All this hubbub mustered the neighbors to the scene of the incident and someone from them phoned for the ambulance and another summoned the Police.
The ambulance and the Police vans arrived. The unconscious mother was removed to the hospital and the weeping Doctor was gently taken to the Police station.
Whether committed knowingly or unknowingly, a crime is a crime all the same. The Police, therefore, registered a criminal case against the Doctor and enlarged him on bail.

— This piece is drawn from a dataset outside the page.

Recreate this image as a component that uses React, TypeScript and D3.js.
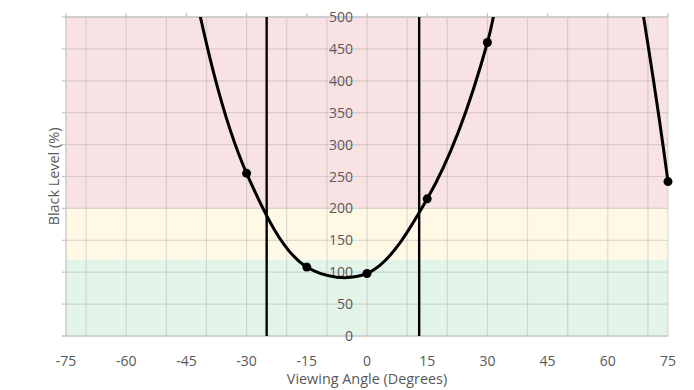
import React, { useEffect, useRef } from "react";
import * as d3 from "d3";

// measured viewing angles (degrees) and black level (%); values beyond 500 are off the chart
const angles = [-75, -60, -45, -30, -15, 0, 15, 30, 45, 60, 75];
const blackLevel = [1400, 1200, 600, 255, 108, 98, 215, 460, 1000, 780, 242];

// angles drawn with a dot (the chart only marks the visible ones)
const markedAngles = [-30, -15, 0, 15, 30, 75];

const xTicks = [-75, -60, -45, -30, -15, 0, 15, 30, 45, 60, 75];
const yTicks = [0, 50, 100, 150, 200, 250, 300, 350, 400, 450, 500];

// rating bands
const bands = [
  { from: 0, to: 120, color: "#e3f4e9" },
  { from: 120, to: 200, color: "#fef8e5" },
  { from: 200, to: 500, color: "#f9e2e4" },
];

// vertical reference lines
const cutoffs = [-25, 13];

const App = () => {
  const ref = useRef<SVGSVGElement>(null);

  useEffect(() => {
    drawChart();
  }, []);

  const drawChart = () => {
    const svg = d3.select(ref.current);
    svg.selectAll("*").remove();

    const left = 66, right = 668, top = 17, bottom = 336;
    const x = d3.scaleLinear().domain([-75, 75]).range([left, right]);
    const y = d3.scaleLinear().domain([0, 500]).range([bottom, top]);

    const font = "'Open Sans', 'Noto Sans', sans-serif";
    const textColor = "#595959";

    // bands
    svg.selectAll("rect.band")
      .data(bands)
      .enter()
      .append("rect")
      .attr("x", left)
      .attr("width", right - left)
      .attr("y", (d) => y(d.to))
      .attr("height", (d) => y(d.from) - y(d.to))
      .attr("fill", (d) => d.color);

    // gridlines
    const gridColor = "rgba(140,140,140,0.28)";
    svg.append("g")
      .selectAll("line")
      .data(d3.range(-70, 71, 10))
      .enter()
      .append("line")
      .attr("x1", (d) => x(d))
      .attr("x2", (d) => x(d))
      .attr("y1", top)
      .attr("y2", bottom)
      .attr("stroke", gridColor)
      .attr("stroke-width", 1.2);
    svg.append("g")
      .selectAll("line")
      .data(yTicks.slice(1))
      .enter()
      .append("line")
      .attr("x1", left)
      .attr("x2", right)
      .attr("y1", (d) => y(d))
      .attr("y2", (d) => y(d))
      .attr("stroke", gridColor)
      .attr("stroke-width", 1.2);
    // right border
    svg.append("line")
      .attr("x1", right).attr("x2", right).attr("y1", top).attr("y2", bottom)
      .attr("stroke", gridColor).attr("stroke-width", 1.2);

    // axes lines
    const axisColor = "#c6c6c6";
    svg.append("line")
      .attr("x1", left - 4).attr("x2", right).attr("y1", bottom).attr("y2", bottom)
      .attr("stroke", axisColor).attr("stroke-width", 1.3);
    svg.append("line")
      .attr("x1", left).attr("x2", right).attr("y1", top).attr("y2", top)
      .attr("stroke", axisColor).attr("stroke-width", 1.3);
    svg.append("line")
      .attr("x1", left).attr("x2", left).attr("y1", top).attr("y2", bottom)
      .attr("stroke", axisColor).attr("stroke-width", 1.3);

    // left ticks
    svg.append("g")
      .selectAll("line")
      .data(yTicks)
      .enter()
      .append("line")
      .attr("x1", left - 4)
      .attr("x2", left)
      .attr("y1", (d) => y(d))
      .attr("y2", (d) => y(d))
      .attr("stroke", axisColor)
      .attr("stroke-width", 1.3);

    // top ticks
    svg.append("g")
      .selectAll("line")
      .data(xTicks)
      .enter()
      .append("line")
      .attr("x1", (d) => x(d))
      .attr("x2", (d) => x(d))
      .attr("y1", top - 4)
      .attr("y2", top)
      .attr("stroke", axisColor)
      .attr("stroke-width", 1.3);

    // y tick labels, sitting next to the 0° line
    svg.append("g")
      .selectAll("text")
      .data(yTicks)
      .enter()
      .append("text")
      .attr("x", x(0) - 14)
      .attr("y", (d) => y(d))
      .attr("dy", "0.36em")
      .attr("text-anchor", "end")
      .style("font-family", font)
      .style("font-size", "14px")
      .style("fill", textColor)
      .text((d) => d);

    // x tick labels
    svg.append("g")
      .selectAll("text")
      .data(xTicks)
      .enter()
      .append("text")
      .attr("x", (d) => x(d))
      .attr("y", 366)
      .attr("text-anchor", "middle")
      .style("font-family", font)
      .style("font-size", "14px")
      .style("fill", textColor)
      .text((d) => d);

    // axis titles
    svg.append("text")
      .attr("x", (left + right) / 2)
      .attr("y", 384)
      .attr("text-anchor", "middle")
      .style("font-family", font)
      .style("font-size", "14.4px")
      .style("fill", textColor)
      .text("Viewing Angle (Degrees)");
    svg.append("text")
      .attr("transform", `translate(59, ${(top + bottom) / 2}) rotate(-90)`)
      .attr("text-anchor", "middle")
      .style("font-family", font)
      .style("font-size", "14.4px")
      .style("fill", textColor)
      .text("Black Level (%)");

    // cutoff lines
    svg.append("g")
      .selectAll("line")
      .data(cutoffs)
      .enter()
      .append("line")
      .attr("x1", (d) => x(d))
      .attr("x2", (d) => x(d))
      .attr("y1", top)
      .attr("y2", bottom)
      .attr("stroke", "#000")
      .attr("stroke-width", 2.4);

    // curve
    const data = angles.map((a, i) => ({ a, v: blackLevel[i] }));
    svg.append("clipPath")
      .attr("id", "plotClip")
      .append("rect")
      .attr("x", left - 10)
      .attr("y", top)
      .attr("width", right - left + 20)
      .attr("height", bottom - top);

    const line = d3.line<{ a: number; v: number }>()
      .x((d) => x(d.a))
      .y((d) => y(d.v))
      .curve(d3.curveCatmullRom.alpha(0.5));

    svg.append("path")
      .datum(data)
      .attr("clip-path", "url(#plotClip)")
      .attr("d", line)
      .attr("fill", "none")
      .attr("stroke", "#000")
      .attr("stroke-width", 3);

    svg.selectAll("circle")
      .data(data.filter((d) => markedAngles.includes(d.a)))
      .enter()
      .append("circle")
      .attr("cx", (d) => x(d.a))
      .attr("cy", (d) => y(d.v))
      .attr("r", 4.5)
      .attr("fill", "#000");
  };

  return (
    <div style={{ position: "absolute", left: 0, top: 0 }}>
      <svg ref={ref} width={694} height={390} style={{ display: "block", background: "#fff" }}></svg>
    </div>
  );
};

export default App;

The Repentant Mathruprem then rushed to the hospital and with remorseful tears he mutely stood beside the cot whereon lay his most beloved mother still unconscious. After some hours, she regained consciousness but could not speak because of her choked vocal chord. But, by not yielding to the administration of medicine or force-feeding, she tacitly informed the medical men attending upon her that she no more wished to live. The hospital authorities pursued their treatment without success. Apparently, they knew not that no power can keep alive one who very resolutely wills to die. Subsequently, on the fourth day Dr. Mathruprem's mother breathed her last.
A few months thereafter, the Doctor was tried by the Sessions Court on a charge of causing grievious hurt. Taking into consideration the mitigating circumstances, the fine past conduct of the Doctor and the unbalanced state of mind in which he unintentionally committed the offence, the Court took a lenient view and felt that the ends of justice would be met through a light punishment. Accordingly, the learned Judge sentenced the Doctor to 18 months' rigorous imprisonment.
The Doctor remained behind the bars for some months, got the remaining portion of his sentence remitted by the Home Department and came out of the prison.
Since his release from the prison. Dr. Mathruprem has become mentally deranged and is also unable to use the hand which dealt death to his reverend mother.

Very often, we perforce act under the irrepressible impulses born of past latencies. This is too true in the case of Doctor Mathruprcm. Because, like everyone, when under the spell of the dictates of the inexorable destiny, the Doctor also acted spontaneously and without reflection. In this interdependent life, to a very great extent it is preordained as to how, when and in the hands of whom one shall profit or perish. Excepting through this rational theory of karma, the inconceivable conduct of Dr. Mathruprem must remain unexplained.